Drama has been a part of director-playwright Anton Juan’s life since childhood.
What led him to the theater? “The child’s eyes led me to it and the blood running in my veins,” he says. “I come from a family of dramatic lives.”
His mother was a dramatic soprano whose dreams of being a diva were shattered by World War II. He had an aunt who was a coloratura who ended up teaching in a public school in Tuao, Cagayan. But they held concerts after dinner, singing old Spanish songs and arias, and Filipino (Tagalog-Cebuano) classics like “Sa Kabukiran” and “Nasaan Ka Irog?”
“In the middle of ‘Nasaan Ka Irog,’” recalls Juan, “with no miss, my father would come rushing by the piano, gyrating in a sweet parody of love. When he lay dying, and all of us in the family took turns singing the songs he loved, he chose to die at the moment my mother sang ‘Nasaan Ka Irog.’”
Then there’s his sister, Avyn, who was adjudged best actress for playing Sisa at the University of the Philippines High School, an award he describes as “totally unpredictable.”
Juan promised to himself that he would play that role someday. And he did! In Amella Lapeña Bonifacio’s Noh version, “Ang Paglalakbay ni Sisa.”
Twice knighted by the French government, with a Ph.D in Semiotics from the University of Athens, and as senior professor at the University of Notre Dame and so forth, Juan speaks (or rather writes) in a literary style bristling with images and metaphors, viz: “From the balcony I watch clouds move, evolve from horses to daemons, to heads of so many faces, watch till manes turn to wings and dragons to angels, watch till noses fly off and eyes melt into roses. I blind myself to sleep and ecstasy.”
As a playwright, Juan looks “for the transfer of essences to action.” And as a director, he searches “for the evolution of shape—the embodiment of essence in word, sound, movement, memory, action and ideology.”
Playwrights who have influenced him, among many, include Euripides (“…to make you feel the pain”); Shakespeare (“I am not what I am”); Sartre (“nothing…”) Tennessee Williams (“I don’t want realism, I want magic!”); Jean Anouilh (“I spit on your happiness”); Beckett (“Could it be that in the night we slept he came?”); Brecht (“The few up there refuse for many down there to rise!”); Nick Joaquin (“To remember and to sing; that is my vocation”); and Jean Genet (“I belong to the police, they, too, belong to the world of outcasts”).

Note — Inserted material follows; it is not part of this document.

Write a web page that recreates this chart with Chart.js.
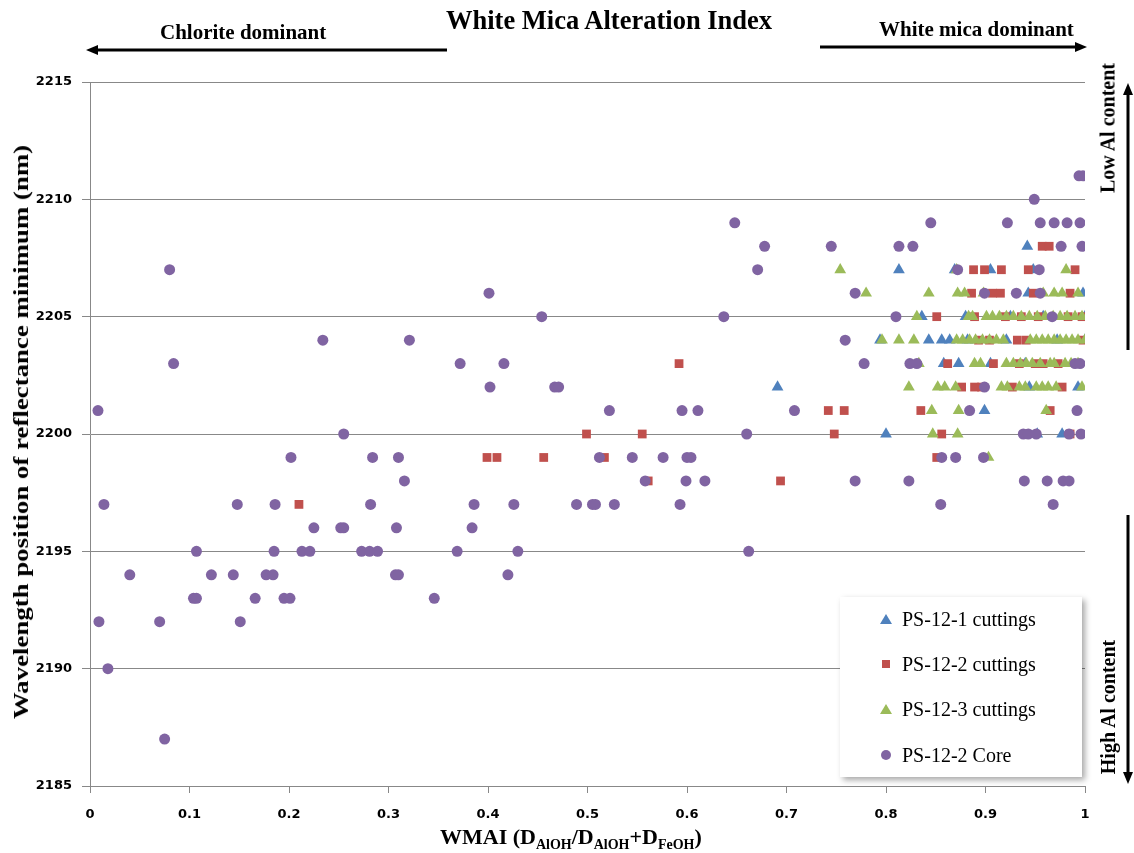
<!DOCTYPE html>
<html>
<head>
<meta charset="utf-8">
<script src="https://cdn.jsdelivr.net/npm/chart.js@4.4.1/dist/chart.umd.min.js"></script>
<style>
  body { margin: 0; background: #fff; }
  #wrap { position: relative; width: 1134px; height: 853px; }
  .lbl { position: absolute; font-family: "Liberation Serif", serif; font-weight: bold; color: #000; white-space: nowrap; }
  .rot { transform: translate(-50%, -50%) rotate(-90deg); }
  #legend { position: absolute; left: 840px; top: 597px; width: 242px; height: 180px; background: #fff;
            box-shadow: 3px 3px 6px rgba(0,0,0,0.35); font-family: "Liberation Serif", serif; font-size: 20px; }
  .item { position: absolute; left: 0; height: 24px; line-height: 24px; }
  .item span { position: absolute; left: 62px; top: 0; white-space: nowrap; }
  .mk { position: absolute; }
</style>
</head>
<body>
<div id="wrap">
  <canvas id="chart" width="1134" height="853"></canvas>

  <div class="lbl" style="left:446px;top:5px;font-size:26.5px;">White Mica Alteration Index</div>
  <div class="lbl" style="left:160px;top:20px;font-size:21px;">Chlorite dominant</div>
  <div class="lbl" style="left:879px;top:17px;font-size:21px;">White mica dominant</div>
  <div class="lbl" style="left:21px;top:432px;font-size:22px;transform:translate(-50%,-50%) rotate(-90deg) scaleX(1.22);">Wavelength position of reflectance minimum (nm)</div>
  <div class="lbl" style="left:440px;top:824px;font-size:22px;">WMAI (D<sub style="font-size:14px">AlOH</sub>/D<sub style="font-size:14px">AlOH</sub>+D<sub style="font-size:14px">FeOH</sub>)</div>
  <div class="lbl rot" style="left:1108px;top:128px;font-size:20px;">Low Al content</div>
  <div class="lbl rot" style="left:1108px;top:707px;font-size:20px;">High Al content</div>

  <svg width="1134" height="853" style="position:absolute;left:0;top:0;pointer-events:none">
    <line x1="447" y1="50" x2="96" y2="50" stroke="#000" stroke-width="3"/>
    <polygon points="86,50 98,45 98,55" fill="#000"/>
    <line x1="820" y1="47" x2="1077" y2="47" stroke="#000" stroke-width="3"/>
    <polygon points="1087,47 1075,42 1075,52" fill="#000"/>
    <line x1="1128" y1="93" x2="1128" y2="350" stroke="#000" stroke-width="3"/>
    <polygon points="1128,83 1123,95 1133,95" fill="#000"/>
    <line x1="1128" y1="515" x2="1128" y2="774" stroke="#000" stroke-width="3"/>
    <polygon points="1128,784 1123,772 1133,772" fill="#000"/>
  </svg>

  <div id="legend">
    <div class="item" style="top:10px;">
      <div class="mk" style="left:40px;top:7px;width:0;height:0;border-left:6px solid transparent;border-right:6px solid transparent;border-bottom:10px solid #4F81BD;"></div>
      <span>PS-12-1 cuttings</span>
    </div>
    <div class="item" style="top:55px;">
      <div class="mk" style="left:42px;top:8px;width:8px;height:8px;background:#C0504D;"></div>
      <span>PS-12-2 cuttings</span>
    </div>
    <div class="item" style="top:100px;">
      <div class="mk" style="left:40px;top:7px;width:0;height:0;border-left:6px solid transparent;border-right:6px solid transparent;border-bottom:10px solid #9BBB59;"></div>
      <span>PS-12-3 cuttings</span>
    </div>
    <div class="item" style="top:146px;">
      <div class="mk" style="left:41px;top:7px;width:10px;height:10px;border-radius:50%;background:#8064A2;"></div>
      <span>PS-12-2 Core</span>
    </div>
  </div>
</div>

<script>
// tick labels
const xTickLabels = ['0', '0.1', '0.2', '0.3', '0.4', '0.5', '0.6', '0.7', '0.8', '0.9', '1'];
const yTickLabels = ['2185', '2190', '2195', '2200', '2205', '2210', '2215'];

// series names
const seriesNames = ['PS-12-1 cuttings', 'PS-12-2 cuttings', 'PS-12-3 cuttings', 'PS-12-2 Core'];

// PS-12-1 cuttings [WMAI, wavelength]
const ps121Cuttings = [
  [0.942, 2208],
  [0.813, 2207], [0.869, 2207], [0.905, 2207], [0.948, 2207],
  [0.943, 2206], [0.998, 2206],
  [0.836, 2205], [0.880, 2205], [0.925, 2205], [0.958, 2205], [1.0, 2205],
  [0.794, 2204], [0.843, 2204], [0.856, 2204], [0.864, 2204], [0.882, 2204], [0.921, 2204], [0.972, 2204], [1.0, 2204],
  [0.858, 2203], [0.873, 2203], [0.905, 2203], [0.940, 2203],
  [0.691, 2202], [0.944, 2202], [0.993, 2202],
  [0.899, 2201],
  [0.800, 2200], [0.952, 2200], [0.977, 2200]
];

// PS-12-2 cuttings
const ps122Cuttings = [
  [0.957, 2208], [0.964, 2208],
  [0.888, 2207], [0.899, 2207], [0.916, 2207], [0.943, 2207], [0.990, 2207],
  [0.886, 2206], [0.907, 2206], [0.915, 2206], [0.948, 2206], [0.985, 2206],
  [0.851, 2205], [0.889, 2205], [0.920, 2205], [0.936, 2205], [0.953, 2205], [0.983, 2205], [0.997, 2205],
  [0.893, 2204], [0.904, 2204], [0.932, 2204], [0.941, 2204], [0.998, 2204],
  [0.592, 2203], [0.862, 2203], [0.908, 2203], [0.934, 2203], [0.950, 2203], [0.958, 2203], [0.973, 2203],
  [0.876, 2202], [0.889, 2202], [0.896, 2202], [0.927, 2202], [0.977, 2202],
  [0.742, 2201], [0.758, 2201], [0.835, 2201], [0.965, 2201],
  [0.499, 2200], [0.555, 2200], [0.748, 2200], [0.856, 2200], [0.985, 2200],
  [0.399, 2199], [0.409, 2199], [0.456, 2199], [0.517, 2199], [0.851, 2199],
  [0.561, 2198], [0.694, 2198],
  [0.210, 2197]
];

// PS-12-3 cuttings
const ps123Cuttings = [
  [0.754, 2207], [0.871, 2207], [0.981, 2207],
  [0.780, 2206], [0.843, 2206], [0.872, 2206], [0.879, 2206], [0.898, 2206], [0.958, 2206], [0.969, 2206], [0.977, 2206], [0.993, 2206],
  [0.831, 2205], [0.883, 2205], [0.887, 2205], [0.901, 2205], [0.907, 2205], [0.914, 2205], [0.921, 2205], [0.928, 2205],
  [0.936, 2205], [0.944, 2205], [0.952, 2205], [0.960, 2205], [0.968, 2205], [0.975, 2205], [0.982, 2205], [0.990, 2205], [0.997, 2205],
  [0.796, 2204], [0.813, 2204], [0.828, 2204], [0.871, 2204], [0.877, 2204], [0.884, 2204], [0.890, 2204], [0.897, 2204],
  [0.904, 2204], [0.911, 2204], [0.918, 2204], [0.945, 2204], [0.951, 2204], [0.957, 2204], [0.963, 2204], [0.969, 2204],
  [0.975, 2204], [0.981, 2204], [0.987, 2204], [0.993, 2204], [1.0, 2204],
  [0.833, 2203], [0.889, 2203], [0.895, 2203], [0.921, 2203], [0.928, 2203], [0.935, 2203], [0.941, 2203], [0.947, 2203],
  [0.955, 2203], [0.965, 2203], [0.969, 2203], [0.980, 2203], [0.986, 2203], [0.993, 2203],
  [0.823, 2202], [0.852, 2202], [0.859, 2202], [0.870, 2202], [0.916, 2202], [0.922, 2202], [0.934, 2202], [0.940, 2202],
  [0.951, 2202], [0.957, 2202], [0.963, 2202], [0.971, 2202], [0.997, 2202],
  [0.846, 2201], [0.873, 2201], [0.961, 2201],
  [0.847, 2200], [0.872, 2200],
  [0.903, 2199]
];

// PS-12-2 core
const ps122Core = [
  [0.994, 2211], [0.998, 2211],
  [0.949, 2210],
  [0.648, 2209], [0.845, 2209], [0.922, 2209], [0.955, 2209], [0.969, 2209], [0.982, 2209], [0.995, 2209],
  [0.678, 2208], [0.745, 2208], [0.813, 2208], [0.827, 2208], [0.976, 2208], [0.997, 2208],
  [0.080, 2207], [0.671, 2207], [0.872, 2207], [0.954, 2207],
  [0.401, 2206], [0.769, 2206], [0.899, 2206], [0.931, 2206], [0.955, 2206],
  [0.454, 2205], [0.637, 2205], [0.810, 2205], [0.967, 2205],
  [0.234, 2204], [0.321, 2204], [0.759, 2204],
  [0.084, 2203], [0.372, 2203], [0.416, 2203], [0.778, 2203], [0.824, 2203], [0.831, 2203], [0.990, 2203], [0.995, 2203],
  [0.402, 2202], [0.467, 2202], [0.471, 2202], [0.899, 2202],
  [0.008, 2201], [0.522, 2201], [0.595, 2201], [0.611, 2201], [0.708, 2201], [0.884, 2201], [0.992, 2201],
  [0.255, 2200], [0.660, 2200], [0.938, 2200], [0.943, 2200], [0.951, 2200], [0.984, 2200], [0.996, 2200],
  [0.202, 2199], [0.284, 2199], [0.310, 2199], [0.512, 2199], [0.545, 2199], [0.576, 2199], [0.600, 2199], [0.604, 2199],
  [0.856, 2199], [0.870, 2199], [0.898, 2199],
  [0.316, 2198], [0.558, 2198], [0.599, 2198], [0.618, 2198], [0.769, 2198], [0.823, 2198], [0.939, 2198], [0.962, 2198],
  [0.978, 2198], [0.984, 2198],
  [0.014, 2197], [0.148, 2197], [0.186, 2197], [0.282, 2197], [0.386, 2197], [0.426, 2197], [0.489, 2197], [0.505, 2197],
  [0.508, 2197], [0.527, 2197], [0.593, 2197], [0.855, 2197], [0.968, 2197],
  [0.225, 2196], [0.252, 2196], [0.255, 2196], [0.308, 2196], [0.384, 2196],
  [0.107, 2195], [0.185, 2195], [0.213, 2195], [0.221, 2195], [0.273, 2195], [0.281, 2195], [0.289, 2195], [0.369, 2195],
  [0.430, 2195], [0.662, 2195],
  [0.040, 2194], [0.122, 2194], [0.144, 2194], [0.177, 2194], [0.184, 2194], [0.307, 2194], [0.310, 2194], [0.420, 2194],
  [0.104, 2193], [0.107, 2193], [0.166, 2193], [0.195, 2193], [0.201, 2193], [0.346, 2193],
  [0.009, 2192], [0.070, 2192], [0.151, 2192],
  [0.018, 2190],
  [0.075, 2187]
];

const toPoints = arr => arr.map(p => ({ x: p[0], y: p[1] }));

const tickFont = { family: 'DejaVu Sans', weight: 'bold', size: 13 };

// core listed first so it is drawn on top (chart.js draws the first dataset last)
new Chart(document.getElementById('chart'), {
  type: 'scatter',
  data: {
    datasets: [
      { label: seriesNames[3], data: toPoints(ps122Core), pointStyle: 'circle', pointRadius: 5.5,
        backgroundColor: '#8064A2', borderWidth: 0 },
      { label: seriesNames[2], data: toPoints(ps123Cuttings), pointStyle: 'triangle', pointRadius: 6.8,
        backgroundColor: '#9BBB59', borderWidth: 0 },
      { label: seriesNames[1], data: toPoints(ps122Cuttings), pointStyle: 'rect', pointRadius: 6.2,
        backgroundColor: '#C0504D', borderWidth: 0 },
      { label: seriesNames[0], data: toPoints(ps121Cuttings), pointStyle: 'triangle', pointRadius: 6.8,
        backgroundColor: '#4F81BD', borderWidth: 0 }
    ]
  },
  options: {
    responsive: false,
    animation: false,
    layout: { padding: { left: 30, top: 82, right: 49, bottom: 27 } },
    plugins: { legend: { display: false }, tooltip: { enabled: false } },
    scales: {
      x: {
        type: 'linear', min: 0, max: 1,
        ticks: { stepSize: 0.1, font: tickFont, color: '#000', padding: 14, maxRotation: 0,
                 callback: (v, i) => xTickLabels[i] },
        grid: { drawOnChartArea: false, drawTicks: true, tickLength: 7, color: '#888' },
        border: { color: '#888' },
        afterFit: scale => { scale.height = 40; }
      },
      y: {
        min: 2185, max: 2215,
        ticks: { stepSize: 5, font: tickFont, color: '#000', padding: 10,
                 callback: (v, i) => yTickLabels[i] },
        grid: { color: '#888', tickLength: 8 },
        border: { color: '#888' },
        afterFit: scale => { scale.width = 60; }
      }
    }
  }
});
</script>
</body>
</html>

Pinoy actors whom he respects and admires include the late Behn Cervantes, Lolita Rodriguez (“ah, the quiet wail”), Gigi Escalante, Nieves Campa, the late Bibot Amador (“immovable—like a mountain”), Frances Makil-Ignacio (“unafraid of any text”), Ricky Abad (“honest to the moment, simple yet musical”), Topper Fabregas (“generous of spirit, plus that energy!”), Jay Valencia Glorioso (“gives herself totally to a role”), Rachelle Gerodias (“total giver and listener”), Bart Guingona (“eye to eye, teeth to teeth, breath to breath”), and Ron Capinding (“a giver, great backstage”).
All lessons learned are good, says this celebrated director-playwright, including the right to make a mistake, begin again from zero, and suffer humiliation and pain.
He advises the young to “work on the body and embodiment, work on space and the wash of landscapes of memories, listen to your inner music, the mind’s eye, enjoy the toil, enjoy the chance to work, and READ [underscoring his].”
Then, suddenly, Juan barks an order: “Stop acting already, just do it! Don’t join expensive workshops even if they claim they’re from some ‘signature’ theater. Knowledge does not depend on anyone’s signature! Be careful whom to follow; especially beware of acting theories that may not work for your processes of signification. And carry your valuable mentors on your back.”